→ **To be done**: Return, exactly as written, every line from the first line of the data below through the line that contains "W, H = 548, 725".

→ **Given information**:
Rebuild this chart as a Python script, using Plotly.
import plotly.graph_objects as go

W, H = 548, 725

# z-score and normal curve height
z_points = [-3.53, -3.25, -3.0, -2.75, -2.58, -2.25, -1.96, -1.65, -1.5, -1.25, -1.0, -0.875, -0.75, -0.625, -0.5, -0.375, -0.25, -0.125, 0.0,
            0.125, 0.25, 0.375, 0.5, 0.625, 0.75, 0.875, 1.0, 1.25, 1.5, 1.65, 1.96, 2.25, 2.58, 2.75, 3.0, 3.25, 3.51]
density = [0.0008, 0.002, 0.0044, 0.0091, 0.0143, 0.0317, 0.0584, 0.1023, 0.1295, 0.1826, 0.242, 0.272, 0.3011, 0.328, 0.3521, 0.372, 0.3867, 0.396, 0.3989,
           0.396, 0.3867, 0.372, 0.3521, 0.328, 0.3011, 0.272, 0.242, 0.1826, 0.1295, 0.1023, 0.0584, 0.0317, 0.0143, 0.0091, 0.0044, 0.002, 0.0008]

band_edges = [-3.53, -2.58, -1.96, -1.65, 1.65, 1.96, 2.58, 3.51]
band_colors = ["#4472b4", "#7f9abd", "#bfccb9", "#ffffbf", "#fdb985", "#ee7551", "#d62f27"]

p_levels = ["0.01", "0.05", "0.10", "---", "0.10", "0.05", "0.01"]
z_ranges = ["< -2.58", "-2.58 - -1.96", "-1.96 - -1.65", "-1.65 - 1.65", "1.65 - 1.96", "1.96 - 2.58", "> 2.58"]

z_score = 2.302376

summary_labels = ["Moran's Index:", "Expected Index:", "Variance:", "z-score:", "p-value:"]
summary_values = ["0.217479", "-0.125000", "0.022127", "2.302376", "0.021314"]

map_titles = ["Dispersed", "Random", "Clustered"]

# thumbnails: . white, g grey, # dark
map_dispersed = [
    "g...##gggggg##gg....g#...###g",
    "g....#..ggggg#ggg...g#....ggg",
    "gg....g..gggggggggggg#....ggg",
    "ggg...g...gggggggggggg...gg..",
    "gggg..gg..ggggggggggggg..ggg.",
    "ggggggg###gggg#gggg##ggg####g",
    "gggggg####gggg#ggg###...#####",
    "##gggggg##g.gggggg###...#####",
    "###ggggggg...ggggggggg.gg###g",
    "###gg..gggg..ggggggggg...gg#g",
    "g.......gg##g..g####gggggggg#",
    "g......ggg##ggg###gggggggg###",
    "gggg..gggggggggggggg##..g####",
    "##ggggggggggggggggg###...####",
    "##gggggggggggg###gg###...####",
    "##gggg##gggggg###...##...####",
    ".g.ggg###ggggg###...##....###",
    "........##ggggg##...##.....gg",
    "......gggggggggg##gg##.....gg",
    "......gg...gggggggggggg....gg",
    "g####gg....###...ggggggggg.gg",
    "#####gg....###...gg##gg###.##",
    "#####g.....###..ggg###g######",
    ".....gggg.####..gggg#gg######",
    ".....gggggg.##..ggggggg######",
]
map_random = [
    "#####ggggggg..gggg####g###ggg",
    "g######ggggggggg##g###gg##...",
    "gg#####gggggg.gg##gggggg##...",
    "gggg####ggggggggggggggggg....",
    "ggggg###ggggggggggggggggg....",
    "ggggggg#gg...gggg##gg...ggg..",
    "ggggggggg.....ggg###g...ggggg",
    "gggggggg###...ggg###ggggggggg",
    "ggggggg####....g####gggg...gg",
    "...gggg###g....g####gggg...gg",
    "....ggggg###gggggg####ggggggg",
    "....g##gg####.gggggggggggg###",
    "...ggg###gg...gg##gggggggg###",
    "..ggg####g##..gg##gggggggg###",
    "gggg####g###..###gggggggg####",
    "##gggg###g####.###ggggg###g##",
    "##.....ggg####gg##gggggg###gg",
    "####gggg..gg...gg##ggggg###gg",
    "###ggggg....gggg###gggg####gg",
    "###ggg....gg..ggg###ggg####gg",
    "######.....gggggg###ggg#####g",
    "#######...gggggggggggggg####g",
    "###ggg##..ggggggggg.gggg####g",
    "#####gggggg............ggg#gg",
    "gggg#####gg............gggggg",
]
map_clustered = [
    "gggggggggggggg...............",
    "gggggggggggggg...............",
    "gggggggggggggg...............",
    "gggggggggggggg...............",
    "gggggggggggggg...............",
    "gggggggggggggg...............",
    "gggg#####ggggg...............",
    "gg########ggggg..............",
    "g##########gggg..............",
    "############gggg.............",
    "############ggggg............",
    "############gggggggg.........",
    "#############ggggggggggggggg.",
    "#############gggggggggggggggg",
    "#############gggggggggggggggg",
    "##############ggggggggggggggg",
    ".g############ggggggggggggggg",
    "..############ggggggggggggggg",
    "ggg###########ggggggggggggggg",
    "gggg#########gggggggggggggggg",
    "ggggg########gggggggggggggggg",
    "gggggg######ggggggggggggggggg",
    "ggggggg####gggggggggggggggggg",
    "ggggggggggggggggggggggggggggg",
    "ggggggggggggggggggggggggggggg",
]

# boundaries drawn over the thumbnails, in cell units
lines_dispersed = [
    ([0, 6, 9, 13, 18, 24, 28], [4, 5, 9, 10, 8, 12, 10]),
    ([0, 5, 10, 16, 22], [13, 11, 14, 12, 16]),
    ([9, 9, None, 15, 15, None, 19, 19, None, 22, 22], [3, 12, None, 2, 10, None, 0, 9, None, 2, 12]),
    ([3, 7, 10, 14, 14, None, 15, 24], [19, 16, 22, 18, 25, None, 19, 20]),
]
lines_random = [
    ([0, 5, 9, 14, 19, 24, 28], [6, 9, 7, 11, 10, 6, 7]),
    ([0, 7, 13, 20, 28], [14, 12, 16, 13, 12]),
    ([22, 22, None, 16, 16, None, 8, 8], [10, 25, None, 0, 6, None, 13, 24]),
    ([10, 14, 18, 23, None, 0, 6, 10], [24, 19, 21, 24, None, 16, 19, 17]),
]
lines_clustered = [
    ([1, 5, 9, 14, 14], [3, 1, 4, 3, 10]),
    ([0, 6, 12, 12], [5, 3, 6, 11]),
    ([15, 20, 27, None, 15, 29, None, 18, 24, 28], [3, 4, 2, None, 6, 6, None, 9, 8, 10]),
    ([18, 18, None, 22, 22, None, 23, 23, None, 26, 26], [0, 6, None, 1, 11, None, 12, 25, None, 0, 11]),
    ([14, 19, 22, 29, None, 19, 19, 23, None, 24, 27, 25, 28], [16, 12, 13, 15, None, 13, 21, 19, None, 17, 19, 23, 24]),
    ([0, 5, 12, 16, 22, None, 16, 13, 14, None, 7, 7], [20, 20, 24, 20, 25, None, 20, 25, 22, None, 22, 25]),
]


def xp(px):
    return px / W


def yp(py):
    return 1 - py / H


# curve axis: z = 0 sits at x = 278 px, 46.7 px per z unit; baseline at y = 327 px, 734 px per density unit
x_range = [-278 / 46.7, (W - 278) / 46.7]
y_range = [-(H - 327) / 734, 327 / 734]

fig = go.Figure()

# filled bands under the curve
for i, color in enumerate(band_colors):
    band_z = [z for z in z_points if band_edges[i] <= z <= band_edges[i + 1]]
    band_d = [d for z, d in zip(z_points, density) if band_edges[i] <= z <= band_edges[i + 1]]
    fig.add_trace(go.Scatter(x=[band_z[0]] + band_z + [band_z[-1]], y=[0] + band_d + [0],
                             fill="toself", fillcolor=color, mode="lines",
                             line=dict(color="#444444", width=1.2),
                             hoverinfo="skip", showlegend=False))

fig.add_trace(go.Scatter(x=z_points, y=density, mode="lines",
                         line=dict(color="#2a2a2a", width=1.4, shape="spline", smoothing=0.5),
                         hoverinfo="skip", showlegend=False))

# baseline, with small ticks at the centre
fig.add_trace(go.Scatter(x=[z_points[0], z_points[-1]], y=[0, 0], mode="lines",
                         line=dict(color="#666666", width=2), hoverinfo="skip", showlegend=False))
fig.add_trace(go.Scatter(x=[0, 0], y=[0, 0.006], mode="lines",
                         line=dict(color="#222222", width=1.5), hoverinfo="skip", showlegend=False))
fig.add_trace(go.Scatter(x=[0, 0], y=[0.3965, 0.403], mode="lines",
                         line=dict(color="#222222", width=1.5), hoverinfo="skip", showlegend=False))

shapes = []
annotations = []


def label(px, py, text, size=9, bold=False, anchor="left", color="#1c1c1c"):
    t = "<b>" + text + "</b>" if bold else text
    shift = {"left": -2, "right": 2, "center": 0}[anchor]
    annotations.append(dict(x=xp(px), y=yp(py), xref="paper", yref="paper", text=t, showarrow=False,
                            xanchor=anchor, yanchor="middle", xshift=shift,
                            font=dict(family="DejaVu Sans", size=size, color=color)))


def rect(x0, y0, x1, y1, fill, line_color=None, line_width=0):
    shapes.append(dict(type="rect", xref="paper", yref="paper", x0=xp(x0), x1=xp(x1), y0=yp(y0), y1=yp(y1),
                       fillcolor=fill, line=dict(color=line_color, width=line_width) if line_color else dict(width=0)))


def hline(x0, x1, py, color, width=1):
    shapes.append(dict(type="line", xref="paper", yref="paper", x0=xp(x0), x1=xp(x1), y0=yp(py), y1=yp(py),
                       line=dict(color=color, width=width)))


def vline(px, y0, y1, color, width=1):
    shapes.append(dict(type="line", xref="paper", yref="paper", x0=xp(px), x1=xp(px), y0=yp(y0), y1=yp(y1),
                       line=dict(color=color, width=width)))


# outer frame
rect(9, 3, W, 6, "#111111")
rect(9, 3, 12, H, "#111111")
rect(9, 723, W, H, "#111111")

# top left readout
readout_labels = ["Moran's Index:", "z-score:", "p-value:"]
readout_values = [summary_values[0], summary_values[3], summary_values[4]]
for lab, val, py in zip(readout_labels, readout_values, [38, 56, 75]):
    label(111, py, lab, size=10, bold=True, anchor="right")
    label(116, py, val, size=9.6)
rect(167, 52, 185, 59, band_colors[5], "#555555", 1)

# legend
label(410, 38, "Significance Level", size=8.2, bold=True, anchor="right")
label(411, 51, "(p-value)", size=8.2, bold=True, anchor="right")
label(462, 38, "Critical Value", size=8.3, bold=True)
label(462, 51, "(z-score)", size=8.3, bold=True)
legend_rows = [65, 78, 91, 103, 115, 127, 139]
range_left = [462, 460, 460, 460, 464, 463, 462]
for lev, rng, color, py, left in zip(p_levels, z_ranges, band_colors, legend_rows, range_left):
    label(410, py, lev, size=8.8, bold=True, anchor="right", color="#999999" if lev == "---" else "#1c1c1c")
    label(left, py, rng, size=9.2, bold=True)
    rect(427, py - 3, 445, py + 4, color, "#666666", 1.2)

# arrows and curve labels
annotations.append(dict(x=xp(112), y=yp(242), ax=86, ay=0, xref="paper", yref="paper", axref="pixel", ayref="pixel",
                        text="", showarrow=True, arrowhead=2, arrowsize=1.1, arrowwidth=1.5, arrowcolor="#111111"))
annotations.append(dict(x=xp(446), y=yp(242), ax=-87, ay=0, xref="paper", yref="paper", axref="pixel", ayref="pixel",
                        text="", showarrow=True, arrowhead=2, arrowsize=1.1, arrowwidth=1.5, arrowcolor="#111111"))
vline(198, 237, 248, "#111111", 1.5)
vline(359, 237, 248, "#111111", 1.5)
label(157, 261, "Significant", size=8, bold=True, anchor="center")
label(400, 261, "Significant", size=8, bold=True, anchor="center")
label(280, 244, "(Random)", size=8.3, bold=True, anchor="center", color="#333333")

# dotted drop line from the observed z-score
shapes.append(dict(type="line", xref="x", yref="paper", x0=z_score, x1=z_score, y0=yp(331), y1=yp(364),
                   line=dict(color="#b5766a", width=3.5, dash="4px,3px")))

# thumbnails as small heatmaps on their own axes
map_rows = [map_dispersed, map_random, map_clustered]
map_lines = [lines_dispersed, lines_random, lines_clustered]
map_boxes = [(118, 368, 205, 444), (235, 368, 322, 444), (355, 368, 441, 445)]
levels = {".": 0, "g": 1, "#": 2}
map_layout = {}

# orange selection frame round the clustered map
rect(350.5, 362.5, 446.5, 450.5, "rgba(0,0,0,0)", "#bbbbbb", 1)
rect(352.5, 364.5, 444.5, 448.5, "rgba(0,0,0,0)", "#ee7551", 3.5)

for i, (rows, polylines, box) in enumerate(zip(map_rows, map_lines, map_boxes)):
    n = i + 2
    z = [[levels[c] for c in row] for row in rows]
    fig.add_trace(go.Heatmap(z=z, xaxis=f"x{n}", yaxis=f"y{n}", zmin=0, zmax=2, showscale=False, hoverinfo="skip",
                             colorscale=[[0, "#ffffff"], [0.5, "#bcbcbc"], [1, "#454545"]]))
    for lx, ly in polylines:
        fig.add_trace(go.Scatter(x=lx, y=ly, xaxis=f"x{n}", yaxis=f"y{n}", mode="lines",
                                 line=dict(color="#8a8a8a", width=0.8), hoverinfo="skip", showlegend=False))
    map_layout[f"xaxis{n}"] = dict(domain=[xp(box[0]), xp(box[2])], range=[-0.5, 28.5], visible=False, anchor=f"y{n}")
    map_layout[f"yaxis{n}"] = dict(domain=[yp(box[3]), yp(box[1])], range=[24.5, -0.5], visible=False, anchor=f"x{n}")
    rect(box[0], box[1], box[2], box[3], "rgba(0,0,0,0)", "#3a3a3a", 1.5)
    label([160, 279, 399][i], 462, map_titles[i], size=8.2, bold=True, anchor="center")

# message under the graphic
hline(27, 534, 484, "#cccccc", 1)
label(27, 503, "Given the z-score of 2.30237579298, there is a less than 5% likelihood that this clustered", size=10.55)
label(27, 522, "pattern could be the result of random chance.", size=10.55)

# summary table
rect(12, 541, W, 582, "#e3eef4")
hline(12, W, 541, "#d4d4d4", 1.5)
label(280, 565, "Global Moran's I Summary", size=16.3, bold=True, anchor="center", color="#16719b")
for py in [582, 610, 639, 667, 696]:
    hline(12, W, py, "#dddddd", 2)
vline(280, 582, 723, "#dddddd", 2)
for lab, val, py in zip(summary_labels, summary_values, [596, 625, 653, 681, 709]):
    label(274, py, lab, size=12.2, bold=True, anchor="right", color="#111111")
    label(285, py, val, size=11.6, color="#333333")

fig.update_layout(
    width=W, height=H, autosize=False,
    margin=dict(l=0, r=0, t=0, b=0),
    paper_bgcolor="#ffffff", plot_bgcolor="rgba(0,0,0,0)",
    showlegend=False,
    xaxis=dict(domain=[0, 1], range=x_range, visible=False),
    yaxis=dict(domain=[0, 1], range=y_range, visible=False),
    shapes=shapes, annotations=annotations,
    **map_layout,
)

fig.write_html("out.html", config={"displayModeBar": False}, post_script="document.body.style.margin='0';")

→ **Response to this task**:
Rebuild this chart as a Python script, using Plotly.
import plotly.graph_objects as go

W, H = 548, 725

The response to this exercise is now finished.